— begin —
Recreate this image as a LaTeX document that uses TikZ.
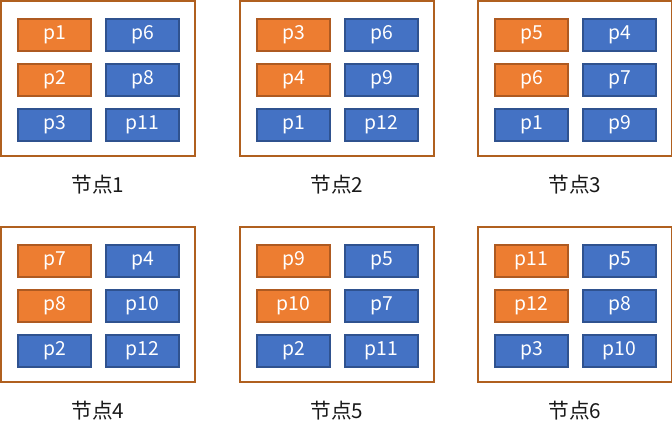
\documentclass[tikz,border=0pt]{standalone}
\usepackage{fontspec}
\usepackage{xcolor}
\usetikzlibrary{positioning}
\newfontfamily\cjk{Noto Sans CJK SC}
\definecolor{porange}{HTML}{ED7D31}
\definecolor{porangeline}{HTML}{AE5A21}
\definecolor{pblue}{HTML}{4472C4}
\definecolor{pblueline}{HTML}{2F528F}
\definecolor{frameline}{HTML}{B0601F}
\tikzset{
  part/.style={
    shape = rectangle,
    draw,
    line width = 1.1pt,
    minimum width = 54.75pt,
    minimum height = 24pt,
    inner sep = 0pt,
    text = white,
    font = \cjk\fontsize{14.5}{17}\selectfont
  },
  primary/.style={
    part,
    fill = porange,
    draw = porangeline
  },
  replica/.style={
    part,
    fill = pblue,
    draw = pblueline
  },
  machine/.style={
    shape = rectangle,
    draw = frameline,
    line width = 1.5pt,
    minimum width = 145.5pt,
    minimum height = 116.25pt,
    inner sep = 0pt
  },
  caption/.style={
    font = \cjk\fontsize{15.5}{18}\selectfont,
    text = black!90
  }
}
% #1 name, #2-#4 left column, #5-#7 right column
\newcommand{\machinebox}[7]{%
    \node[machine] (#1) at (98,78.5) {};
    \node[primary] (#1-l1) at (54.5,35) {#2};
    \node[primary] (#1-l2) at (54.5,80) {#3};
    \node[replica] (#1-l3) at (54.5,125) {#4};
    \node[replica] (#1-r1) at (142.5,35) {#5};
    \node[replica] (#1-r2) at (142.5,80) {#6};
    \node[replica] (#1-r3) at (142.5,125) {#7};
}
\begin{document}
\begin{tikzpicture}[x=0.75pt,y=-0.75pt]
    \useasboundingbox (0,0) rectangle (672,438);

    \begin{scope}[shift={(0,0)}]
        \machinebox{m1}{p1}{p2}{p3}{p6}{p8}{p11}
        \node[caption] (c1) at (98,185) {节点1};
    \end{scope}
    \begin{scope}[shift={(239,0)}]
        \machinebox{m2}{p3}{p4}{p1}{p6}{p9}{p12}
        \node[caption] (c2) at (98,185) {节点2};
    \end{scope}
    \begin{scope}[shift={(477,0)}]
        \machinebox{m3}{p5}{p6}{p1}{p4}{p7}{p9}
        \node[caption] (c3) at (98,185) {节点3};
    \end{scope}

    \begin{scope}[shift={(0,226)}]
        \machinebox{m4}{p7}{p8}{p2}{p4}{p10}{p12}
        \node[caption] (c4) at (98,185) {节点4};
    \end{scope}
    \begin{scope}[shift={(239,226)}]
        \machinebox{m5}{p9}{p10}{p2}{p5}{p7}{p11}
        \node[caption] (c5) at (98,185) {节点5};
    \end{scope}
    \begin{scope}[shift={(477,226)}]
        \machinebox{m6}{p11}{p12}{p3}{p5}{p8}{p10}
        \node[caption] (c6) at (98,185) {节点6};
    \end{scope}
\end{tikzpicture}
\end{document}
— end —
### WRITTEN INSTRUCTION
Without the pictures, write out the whole listing above exactly as it appears.

### THE REPLY
Recreate this image as a LaTeX document that uses TikZ.
\documentclass[tikz,border=0pt]{standalone}
\usepackage{fontspec}
\usepackage{xcolor}
\usetikzlibrary{positioning}
\newfontfamily\cjk{Noto Sans CJK SC}
\definecolor{porange}{HTML}{ED7D31}
\definecolor{porangeline}{HTML}{AE5A21}
\definecolor{pblue}{HTML}{4472C4}
\definecolor{pblueline}{HTML}{2F528F}
\definecolor{frameline}{HTML}{B0601F}
\tikzset{
  part/.style={
    shape = rectangle,
    draw,
    line width = 1.1pt,
    minimum width = 54.75pt,
    minimum height = 24pt,
    inner sep = 0pt,
    text = white,
    font = \cjk\fontsize{14.5}{17}\selectfont
  },
  primary/.style={
    part,
    fill = porange,
    draw = porangeline
  },
  replica/.style={
    part,
    fill = pblue,
    draw = pblueline
  },
  machine/.style={
    shape = rectangle,
    draw = frameline,
    line width = 1.5pt,
    minimum width = 145.5pt,
    minimum height = 116.25pt,
    inner sep = 0pt
  },
  caption/.style={
    font = \cjk\fontsize{15.5}{18}\selectfont,
    text = black!90
  }
}
% #1 name, #2-#4 left column, #5-#7 right column
\newcommand{\machinebox}[7]{%
    \node[machine] (#1) at (98,78.5) {};
    \node[primary] (#1-l1) at (54.5,35) {#2};
    \node[primary] (#1-l2) at (54.5,80) {#3};
    \node[replica] (#1-l3) at (54.5,125) {#4};
    \node[replica] (#1-r1) at (142.5,35) {#5};
    \node[replica] (#1-r2) at (142.5,80) {#6};
    \node[replica] (#1-r3) at (142.5,125) {#7};
}
\begin{document}
\begin{tikzpicture}[x=0.75pt,y=-0.75pt]
    \useasboundingbox (0,0) rectangle (672,438);

    \begin{scope}[shift={(0,0)}]
        \machinebox{m1}{p1}{p2}{p3}{p6}{p8}{p11}
        \node[caption] (c1) at (98,185) {节点1};
    \end{scope}
    \begin{scope}[shift={(239,0)}]
        \machinebox{m2}{p3}{p4}{p1}{p6}{p9}{p12}
        \node[caption] (c2) at (98,185) {节点2};
    \end{scope}
    \begin{scope}[shift={(477,0)}]
        \machinebox{m3}{p5}{p6}{p1}{p4}{p7}{p9}
        \node[caption] (c3) at (98,185) {节点3};
    \end{scope}

    \begin{scope}[shift={(0,226)}]
        \machinebox{m4}{p7}{p8}{p2}{p4}{p10}{p12}
        \node[caption] (c4) at (98,185) {节点4};
    \end{scope}
    \begin{scope}[shift={(239,226)}]
        \machinebox{m5}{p9}{p10}{p2}{p5}{p7}{p11}
        \node[caption] (c5) at (98,185) {节点5};
    \end{scope}
    \begin{scope}[shift={(477,226)}]
        \machinebox{m6}{p11}{p12}{p3}{p5}{p8}{p10}
        \node[caption] (c6) at (98,185) {节点6};
    \end{scope}
\end{tikzpicture}
\end{document}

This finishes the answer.